━━━━━ DATA SUPPLIED ━━━━━

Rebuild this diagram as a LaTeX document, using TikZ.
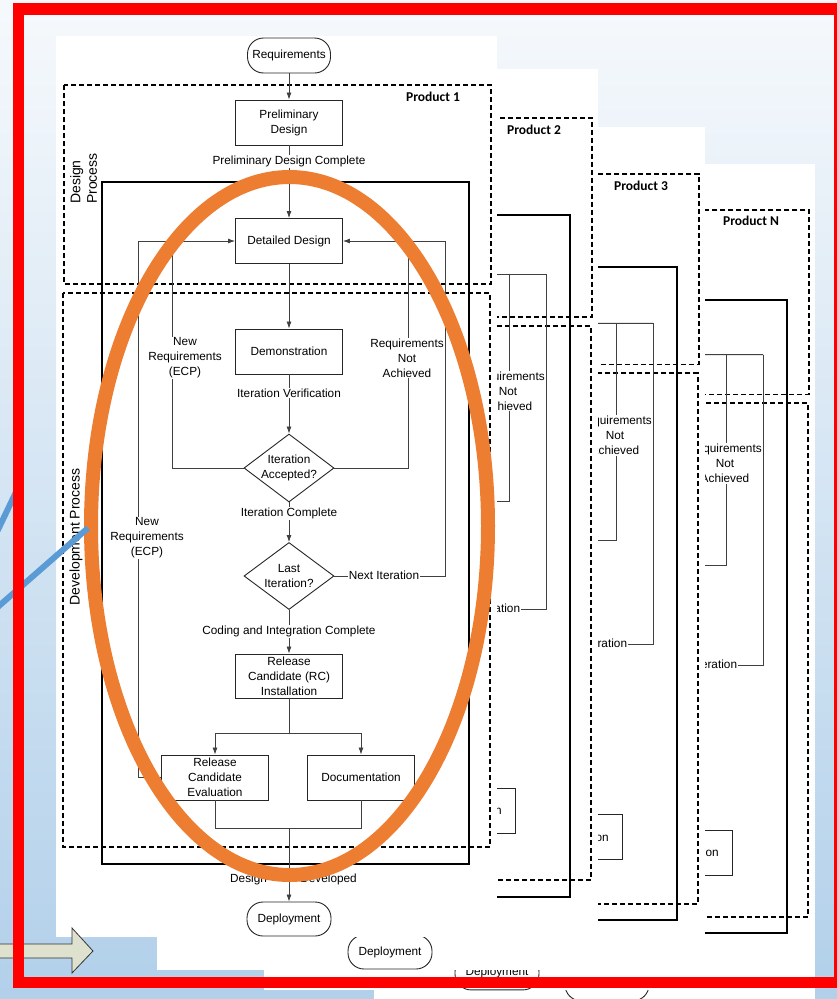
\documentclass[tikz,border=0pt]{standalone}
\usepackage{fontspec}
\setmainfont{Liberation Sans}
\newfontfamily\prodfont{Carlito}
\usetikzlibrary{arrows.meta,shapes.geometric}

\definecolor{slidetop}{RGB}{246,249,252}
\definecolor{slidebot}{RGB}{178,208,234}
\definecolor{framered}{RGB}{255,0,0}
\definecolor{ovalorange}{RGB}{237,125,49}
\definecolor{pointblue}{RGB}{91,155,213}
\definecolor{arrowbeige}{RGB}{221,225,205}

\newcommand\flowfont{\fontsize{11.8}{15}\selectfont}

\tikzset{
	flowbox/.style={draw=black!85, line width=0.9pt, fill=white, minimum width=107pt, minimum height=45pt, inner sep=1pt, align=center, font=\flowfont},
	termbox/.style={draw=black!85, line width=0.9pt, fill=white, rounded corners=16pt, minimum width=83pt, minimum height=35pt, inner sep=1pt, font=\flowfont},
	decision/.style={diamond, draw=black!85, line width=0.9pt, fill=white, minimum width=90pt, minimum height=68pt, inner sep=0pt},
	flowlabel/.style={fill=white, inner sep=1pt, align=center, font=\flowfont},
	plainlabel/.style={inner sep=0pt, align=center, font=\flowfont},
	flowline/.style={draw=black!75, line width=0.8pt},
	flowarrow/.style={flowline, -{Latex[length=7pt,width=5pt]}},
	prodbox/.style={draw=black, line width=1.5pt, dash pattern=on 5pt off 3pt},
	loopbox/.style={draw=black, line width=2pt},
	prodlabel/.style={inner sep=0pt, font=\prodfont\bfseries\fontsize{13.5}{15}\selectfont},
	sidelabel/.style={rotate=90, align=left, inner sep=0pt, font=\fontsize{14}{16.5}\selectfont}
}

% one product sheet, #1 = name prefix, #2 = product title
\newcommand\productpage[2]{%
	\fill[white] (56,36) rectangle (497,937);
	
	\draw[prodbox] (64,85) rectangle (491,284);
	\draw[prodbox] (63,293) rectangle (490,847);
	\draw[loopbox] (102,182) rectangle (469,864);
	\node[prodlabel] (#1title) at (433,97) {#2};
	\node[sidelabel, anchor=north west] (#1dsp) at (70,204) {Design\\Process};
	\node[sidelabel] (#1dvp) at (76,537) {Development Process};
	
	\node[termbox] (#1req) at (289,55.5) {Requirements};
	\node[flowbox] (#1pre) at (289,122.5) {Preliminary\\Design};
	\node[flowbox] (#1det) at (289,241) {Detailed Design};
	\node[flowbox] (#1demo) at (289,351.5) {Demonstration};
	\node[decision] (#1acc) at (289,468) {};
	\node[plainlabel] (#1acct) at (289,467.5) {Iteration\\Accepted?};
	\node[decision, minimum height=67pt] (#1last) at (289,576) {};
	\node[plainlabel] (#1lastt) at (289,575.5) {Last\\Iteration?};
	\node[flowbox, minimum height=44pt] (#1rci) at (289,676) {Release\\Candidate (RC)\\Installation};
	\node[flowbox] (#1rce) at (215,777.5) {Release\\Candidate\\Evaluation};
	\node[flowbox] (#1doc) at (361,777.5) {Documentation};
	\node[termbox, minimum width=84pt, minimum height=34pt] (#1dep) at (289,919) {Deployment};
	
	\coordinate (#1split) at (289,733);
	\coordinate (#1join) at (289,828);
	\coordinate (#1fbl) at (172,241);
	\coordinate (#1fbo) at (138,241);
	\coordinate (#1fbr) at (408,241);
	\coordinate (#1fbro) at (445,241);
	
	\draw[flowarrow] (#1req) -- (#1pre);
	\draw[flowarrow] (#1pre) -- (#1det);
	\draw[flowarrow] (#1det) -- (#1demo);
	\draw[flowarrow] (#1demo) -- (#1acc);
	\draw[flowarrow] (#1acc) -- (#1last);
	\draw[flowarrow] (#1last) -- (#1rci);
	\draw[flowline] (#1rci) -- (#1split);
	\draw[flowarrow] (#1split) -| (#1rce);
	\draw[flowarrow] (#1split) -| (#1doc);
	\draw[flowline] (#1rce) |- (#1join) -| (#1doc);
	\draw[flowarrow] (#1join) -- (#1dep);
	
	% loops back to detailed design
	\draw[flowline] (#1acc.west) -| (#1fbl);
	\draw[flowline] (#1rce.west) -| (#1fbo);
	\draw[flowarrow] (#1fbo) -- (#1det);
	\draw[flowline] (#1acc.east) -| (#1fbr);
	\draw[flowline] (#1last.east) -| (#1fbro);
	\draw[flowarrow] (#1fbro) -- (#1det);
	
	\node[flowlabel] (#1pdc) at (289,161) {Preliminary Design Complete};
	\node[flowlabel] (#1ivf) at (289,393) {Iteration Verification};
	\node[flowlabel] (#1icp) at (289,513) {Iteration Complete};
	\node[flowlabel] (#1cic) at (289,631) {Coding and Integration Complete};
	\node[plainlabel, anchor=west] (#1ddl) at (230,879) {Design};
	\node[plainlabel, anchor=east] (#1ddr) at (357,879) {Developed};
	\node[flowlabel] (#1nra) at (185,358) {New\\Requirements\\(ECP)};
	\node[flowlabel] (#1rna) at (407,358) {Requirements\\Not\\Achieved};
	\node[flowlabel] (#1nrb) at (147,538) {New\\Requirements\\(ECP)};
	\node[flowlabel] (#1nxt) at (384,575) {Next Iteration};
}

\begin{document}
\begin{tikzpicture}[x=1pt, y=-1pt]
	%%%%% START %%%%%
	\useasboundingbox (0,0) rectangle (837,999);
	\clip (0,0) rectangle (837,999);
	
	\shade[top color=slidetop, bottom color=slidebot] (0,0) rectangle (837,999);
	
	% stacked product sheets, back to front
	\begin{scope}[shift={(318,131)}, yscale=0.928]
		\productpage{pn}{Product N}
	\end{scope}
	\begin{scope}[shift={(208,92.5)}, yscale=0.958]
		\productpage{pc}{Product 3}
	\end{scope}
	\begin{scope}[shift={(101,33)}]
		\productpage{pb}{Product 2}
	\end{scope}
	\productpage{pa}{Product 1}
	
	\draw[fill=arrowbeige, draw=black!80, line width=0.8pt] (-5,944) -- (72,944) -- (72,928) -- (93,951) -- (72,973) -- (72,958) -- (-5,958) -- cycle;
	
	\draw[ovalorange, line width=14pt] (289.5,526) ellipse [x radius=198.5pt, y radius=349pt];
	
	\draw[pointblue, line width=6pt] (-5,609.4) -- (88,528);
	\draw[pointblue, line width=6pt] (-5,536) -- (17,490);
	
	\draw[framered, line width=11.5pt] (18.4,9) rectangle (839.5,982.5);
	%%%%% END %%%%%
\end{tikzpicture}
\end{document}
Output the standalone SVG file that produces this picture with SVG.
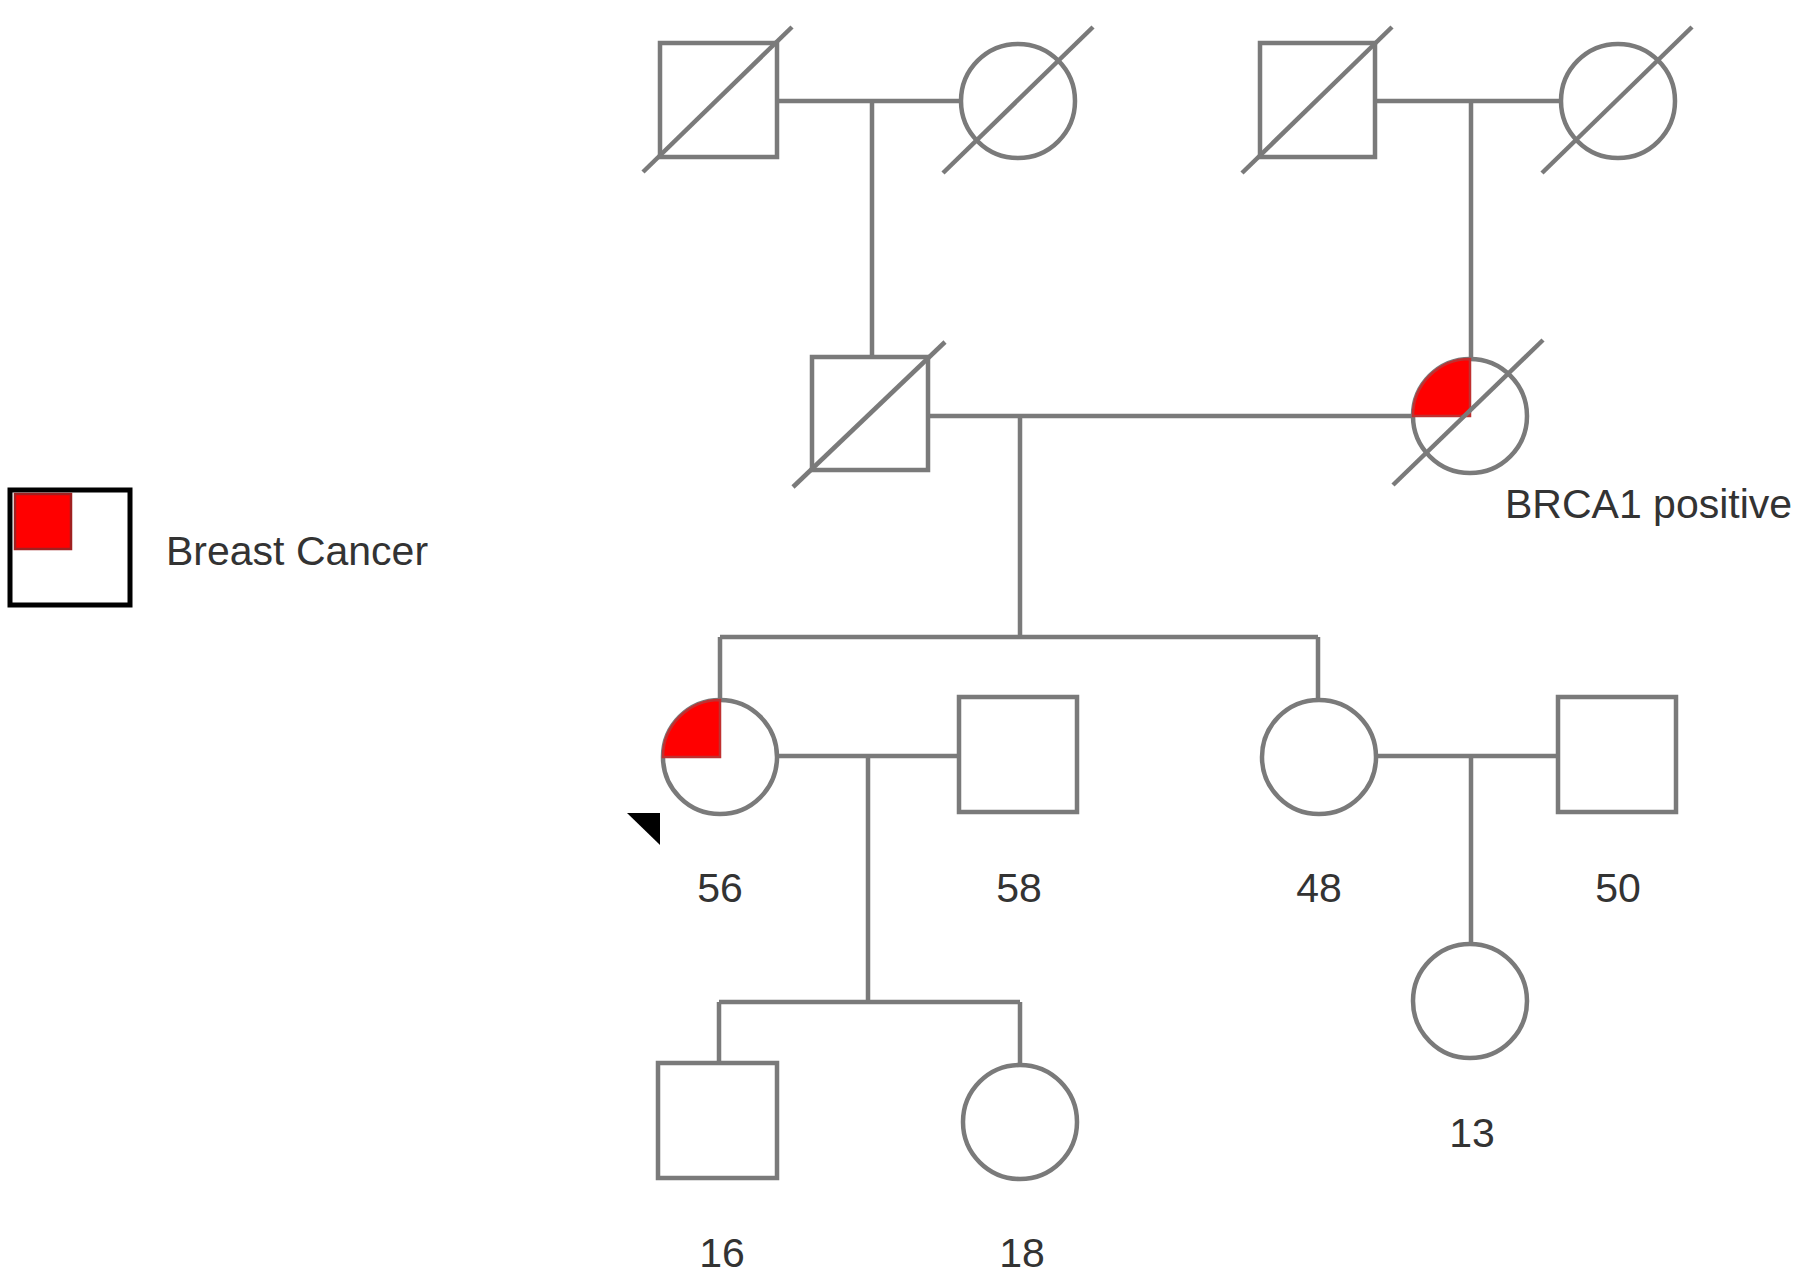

━━━━━

PROBLEM TO SOLVE: Write the records out once more, exactly as they appear, with no pictures.

THE RESPONSE:
Rebuild this diagram as a LaTeX document, using TikZ.
\documentclass[tikz,border=0pt]{standalone}
\usepackage{fontspec}
\setmainfont{Liberation Sans}
\newfontfamily\prodfont{Carlito}
\usetikzlibrary{arrows.meta,shapes.geometric}

\definecolor{slidetop}{RGB}{246,249,252}
\definecolor{slidebot}{RGB}{178,208,234}
\definecolor{framered}{RGB}{255,0,0}
\definecolor{ovalorange}{RGB}{237,125,49}
\definecolor{pointblue}{RGB}{91,155,213}
\definecolor{arrowbeige}{RGB}{221,225,205}

\newcommand\flowfont{\fontsize{11.8}{15}\selectfont}

\tikzset{
	flowbox/.style={draw=black!85, line width=0.9pt, fill=white, minimum width=107pt, minimum height=45pt, inner sep=1pt, align=center, font=\flowfont},
	termbox/.style={draw=black!85, line width=0.9pt, fill=white, rounded corners=16pt, minimum width=83pt, minimum height=35pt, inner sep=1pt, font=\flowfont},
	decision/.style={diamond, draw=black!85, line width=0.9pt, fill=white, minimum width=90pt, minimum height=68pt, inner sep=0pt},
	flowlabel/.style={fill=white, inner sep=1pt, align=center, font=\flowfont},
	plainlabel/.style={inner sep=0pt, align=center, font=\flowfont},
	flowline/.style={draw=black!75, line width=0.8pt},
	flowarrow/.style={flowline, -{Latex[length=7pt,width=5pt]}},
	prodbox/.style={draw=black, line width=1.5pt, dash pattern=on 5pt off 3pt},
	loopbox/.style={draw=black, line width=2pt},
	prodlabel/.style={inner sep=0pt, font=\prodfont\bfseries\fontsize{13.5}{15}\selectfont},
	sidelabel/.style={rotate=90, align=left, inner sep=0pt, font=\fontsize{14}{16.5}\selectfont}
}

% one product sheet, #1 = name prefix, #2 = product title
\newcommand\productpage[2]{%
	\fill[white] (56,36) rectangle (497,937);
	
	\draw[prodbox] (64,85) rectangle (491,284);
	\draw[prodbox] (63,293) rectangle (490,847);
	\draw[loopbox] (102,182) rectangle (469,864);
	\node[prodlabel] (#1title) at (433,97) {#2};
	\node[sidelabel, anchor=north west] (#1dsp) at (70,204) {Design\\Process};
	\node[sidelabel] (#1dvp) at (76,537) {Development Process};
	
	\node[termbox] (#1req) at (289,55.5) {Requirements};
	\node[flowbox] (#1pre) at (289,122.5) {Preliminary\\Design};
	\node[flowbox] (#1det) at (289,241) {Detailed Design};
	\node[flowbox] (#1demo) at (289,351.5) {Demonstration};
	\node[decision] (#1acc) at (289,468) {};
	\node[plainlabel] (#1acct) at (289,467.5) {Iteration\\Accepted?};
	\node[decision, minimum height=67pt] (#1last) at (289,576) {};
	\node[plainlabel] (#1lastt) at (289,575.5) {Last\\Iteration?};
	\node[flowbox, minimum height=44pt] (#1rci) at (289,676) {Release\\Candidate (RC)\\Installation};
	\node[flowbox] (#1rce) at (215,777.5) {Release\\Candidate\\Evaluation};
	\node[flowbox] (#1doc) at (361,777.5) {Documentation};
	\node[termbox, minimum width=84pt, minimum height=34pt] (#1dep) at (289,919) {Deployment};
	
	\coordinate (#1split) at (289,733);
	\coordinate (#1join) at (289,828);
	\coordinate (#1fbl) at (172,241);
	\coordinate (#1fbo) at (138,241);
	\coordinate (#1fbr) at (408,241);
	\coordinate (#1fbro) at (445,241);
	
	\draw[flowarrow] (#1req) -- (#1pre);
	\draw[flowarrow] (#1pre) -- (#1det);
	\draw[flowarrow] (#1det) -- (#1demo);
	\draw[flowarrow] (#1demo) -- (#1acc);
	\draw[flowarrow] (#1acc) -- (#1last);
	\draw[flowarrow] (#1last) -- (#1rci);
	\draw[flowline] (#1rci) -- (#1split);
	\draw[flowarrow] (#1split) -| (#1rce);
	\draw[flowarrow] (#1split) -| (#1doc);
	\draw[flowline] (#1rce) |- (#1join) -| (#1doc);
	\draw[flowarrow] (#1join) -- (#1dep);
	
	% loops back to detailed design
	\draw[flowline] (#1acc.west) -| (#1fbl);
	\draw[flowline] (#1rce.west) -| (#1fbo);
	\draw[flowarrow] (#1fbo) -- (#1det);
	\draw[flowline] (#1acc.east) -| (#1fbr);
	\draw[flowline] (#1last.east) -| (#1fbro);
	\draw[flowarrow] (#1fbro) -- (#1det);
	
	\node[flowlabel] (#1pdc) at (289,161) {Preliminary Design Complete};
	\node[flowlabel] (#1ivf) at (289,393) {Iteration Verification};
	\node[flowlabel] (#1icp) at (289,513) {Iteration Complete};
	\node[flowlabel] (#1cic) at (289,631) {Coding and Integration Complete};
	\node[plainlabel, anchor=west] (#1ddl) at (230,879) {Design};
	\node[plainlabel, anchor=east] (#1ddr) at (357,879) {Developed};
	\node[flowlabel] (#1nra) at (185,358) {New\\Requirements\\(ECP)};
	\node[flowlabel] (#1rna) at (407,358) {Requirements\\Not\\Achieved};
	\node[flowlabel] (#1nrb) at (147,538) {New\\Requirements\\(ECP)};
	\node[flowlabel] (#1nxt) at (384,575) {Next Iteration};
}

\begin{document}
\begin{tikzpicture}[x=1pt, y=-1pt]
	%%%%% START %%%%%
	\useasboundingbox (0,0) rectangle (837,999);
	\clip (0,0) rectangle (837,999);
	
	\shade[top color=slidetop, bottom color=slidebot] (0,0) rectangle (837,999);
	
	% stacked product sheets, back to front
	\begin{scope}[shift={(318,131)}, yscale=0.928]
		\productpage{pn}{Product N}
	\end{scope}
	\begin{scope}[shift={(208,92.5)}, yscale=0.958]
		\productpage{pc}{Product 3}
	\end{scope}
	\begin{scope}[shift={(101,33)}]
		\productpage{pb}{Product 2}
	\end{scope}
	\productpage{pa}{Product 1}
	
	\draw[fill=arrowbeige, draw=black!80, line width=0.8pt] (-5,944) -- (72,944) -- (72,928) -- (93,951) -- (72,973) -- (72,958) -- (-5,958) -- cycle;
	
	\draw[ovalorange, line width=14pt] (289.5,526) ellipse [x radius=198.5pt, y radius=349pt];
	
	\draw[pointblue, line width=6pt] (-5,609.4) -- (88,528);
	\draw[pointblue, line width=6pt] (-5,536) -- (17,490);
	
	\draw[framered, line width=11.5pt] (18.4,9) rectangle (839.5,982.5);
	%%%%% END %%%%%
\end{tikzpicture}
\end{document}
Output the standalone SVG file that produces this picture with SVG.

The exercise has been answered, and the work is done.